Car globalement, remarque le rapport, les femmes détenues sont en mesure d’exercer leurs droits, avec toutefois des axes d’amélioration – la plupart toujours liés à la surpopulation. Les activités proposées, « point fort de la MAF », portées par « une équipe dynamique », sont « nombreuses, variées, de qualité, contribuent à réduire le temps passé en cellule ». Pour celles qui accèdent à l’enseignement, « l’offre est conséquente et de qualité, marquée par des réussites aux examens ». Mais la dotation horaire de 105 heures d’enseignement hebdomadaire est insuffisante pour répondre à la demande : au moment de la visite, une cinquantaine de femmes détenues étaient sur liste d’attente pour accéder à l’école.
Même constat pour l’offre de travail, encore insuffisante, rapportée au nombre de détenues. A raison de 50 postes au service général et 100 dans les trois ateliers, elle est loin de fonctionner en plein emploi. Cependant, « le travail des détenues qui suivent une formation professionnelle qualifiante est mis en valeur au sein de l’établissement », relève l’autorité administrative. Le trop grand nombre de détenues nuit aussi à l’accès au sport : au moment du contrôle, « les activités sportives [étaient] variées, mais avec un délai d’attente d’un mois pour y accéder ».

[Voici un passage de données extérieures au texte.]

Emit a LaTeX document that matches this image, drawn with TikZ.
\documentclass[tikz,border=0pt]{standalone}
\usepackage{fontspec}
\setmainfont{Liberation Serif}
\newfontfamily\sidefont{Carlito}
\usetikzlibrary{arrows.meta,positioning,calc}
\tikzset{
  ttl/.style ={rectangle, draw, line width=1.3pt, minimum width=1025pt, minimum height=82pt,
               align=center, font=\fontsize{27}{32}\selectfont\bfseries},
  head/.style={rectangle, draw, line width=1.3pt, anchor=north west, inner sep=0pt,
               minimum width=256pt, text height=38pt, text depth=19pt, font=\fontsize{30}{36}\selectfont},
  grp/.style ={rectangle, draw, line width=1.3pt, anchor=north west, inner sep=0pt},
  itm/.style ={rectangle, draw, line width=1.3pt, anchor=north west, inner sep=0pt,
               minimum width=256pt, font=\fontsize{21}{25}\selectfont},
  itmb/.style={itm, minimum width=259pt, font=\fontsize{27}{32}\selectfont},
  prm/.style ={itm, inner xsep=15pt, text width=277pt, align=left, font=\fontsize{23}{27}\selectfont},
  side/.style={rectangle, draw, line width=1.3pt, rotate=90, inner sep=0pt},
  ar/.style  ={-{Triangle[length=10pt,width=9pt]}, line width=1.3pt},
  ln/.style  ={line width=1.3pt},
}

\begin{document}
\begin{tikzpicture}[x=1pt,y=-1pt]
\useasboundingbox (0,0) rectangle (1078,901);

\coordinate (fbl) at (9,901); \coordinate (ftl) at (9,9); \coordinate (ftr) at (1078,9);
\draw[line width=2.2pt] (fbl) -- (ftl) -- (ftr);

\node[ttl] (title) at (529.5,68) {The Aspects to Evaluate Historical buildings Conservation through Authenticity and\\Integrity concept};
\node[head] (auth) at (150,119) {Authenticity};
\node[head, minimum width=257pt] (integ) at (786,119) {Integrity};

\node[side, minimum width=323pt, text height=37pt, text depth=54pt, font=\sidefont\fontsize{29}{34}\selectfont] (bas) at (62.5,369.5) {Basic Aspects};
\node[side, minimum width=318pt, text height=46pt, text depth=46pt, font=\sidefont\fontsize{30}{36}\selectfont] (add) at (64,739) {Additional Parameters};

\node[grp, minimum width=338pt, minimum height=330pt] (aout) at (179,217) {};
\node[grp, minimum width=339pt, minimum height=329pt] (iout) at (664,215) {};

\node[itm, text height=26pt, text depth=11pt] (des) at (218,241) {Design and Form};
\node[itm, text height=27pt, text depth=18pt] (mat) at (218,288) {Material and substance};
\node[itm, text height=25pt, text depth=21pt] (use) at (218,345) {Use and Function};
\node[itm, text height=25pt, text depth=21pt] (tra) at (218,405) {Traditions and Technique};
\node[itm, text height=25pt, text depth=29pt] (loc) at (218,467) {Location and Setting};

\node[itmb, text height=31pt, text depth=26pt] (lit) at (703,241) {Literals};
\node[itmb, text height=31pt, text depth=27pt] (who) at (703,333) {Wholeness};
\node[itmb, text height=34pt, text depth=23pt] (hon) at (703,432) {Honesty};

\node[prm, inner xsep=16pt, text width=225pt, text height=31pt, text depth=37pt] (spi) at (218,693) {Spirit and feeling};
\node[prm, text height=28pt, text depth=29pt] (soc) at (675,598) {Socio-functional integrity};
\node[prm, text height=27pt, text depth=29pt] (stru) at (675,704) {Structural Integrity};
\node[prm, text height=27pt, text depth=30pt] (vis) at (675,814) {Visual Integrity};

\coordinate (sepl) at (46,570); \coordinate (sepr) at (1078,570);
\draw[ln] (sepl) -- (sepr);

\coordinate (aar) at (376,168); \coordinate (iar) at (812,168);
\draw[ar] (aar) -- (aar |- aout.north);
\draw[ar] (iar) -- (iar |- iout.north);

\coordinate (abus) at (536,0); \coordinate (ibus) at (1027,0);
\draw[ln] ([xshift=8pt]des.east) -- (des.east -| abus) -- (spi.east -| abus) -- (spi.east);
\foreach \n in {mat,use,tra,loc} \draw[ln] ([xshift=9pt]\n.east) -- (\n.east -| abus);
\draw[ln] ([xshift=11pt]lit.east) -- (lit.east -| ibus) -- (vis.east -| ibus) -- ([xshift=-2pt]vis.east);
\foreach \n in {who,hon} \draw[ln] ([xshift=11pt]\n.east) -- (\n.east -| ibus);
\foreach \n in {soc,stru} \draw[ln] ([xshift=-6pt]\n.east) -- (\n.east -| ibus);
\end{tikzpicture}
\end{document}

Peut mieux faire aussi : le Point justice, qui reçoit nombre de détenues allophones, ne dispose pas de système d’interprétariat. « L’obtention ou le renouvellement de titres de séjour est impossible », note le CGLPL.
« Les outils d’évaluation, de réinsertion et de dynamisation du parcours de peine sont à ouvrir plus largement et à diversifier », recommande en plus le rapport. Freins à la réinsertion : des décisions judiciaires « notifiées avec délai et parfois sans explication, ce qui porte atteinte au droit au recours effectif ». Les personnes relevant d’un établissement pour peine et du centre national d’évaluation attendent donc parfois plusieurs mois leur transfert.
Pour le CGLPL, les prises en charge adaptées et individualisées restent un facteur déterminant pour le centre pénitentiaire de Fleury-Mérogis. En 2020, les contrôleurs avaient publié un rapport portant sur leur visite de la maison d’arrêt des hommes. 148 observations y avaient été formulées, avec au premier rang « l’absence de relations humaines entre le personnel de surveillance et les personnes détenues et la faiblesse des activités proposées à ces dernières, qu’elles soient ou non rémunérées ». Dans ce compte-rendu, le CGLPL s’était dit « frappé par le gigantisme de cette structure en ce qu’il ne permet guère des prises en charge adaptées et des parcours individualisés au plus près des besoins des personnes incarcérées ». La maison d’arrêt pour femmes, d’une capacité théorique de 225 places, ne répond en effet pas aux mêmes enjeux que la maison d’arrêt pour hommes, aux 2 628 places (réparties sur « Grand quartier » et un centre de détention).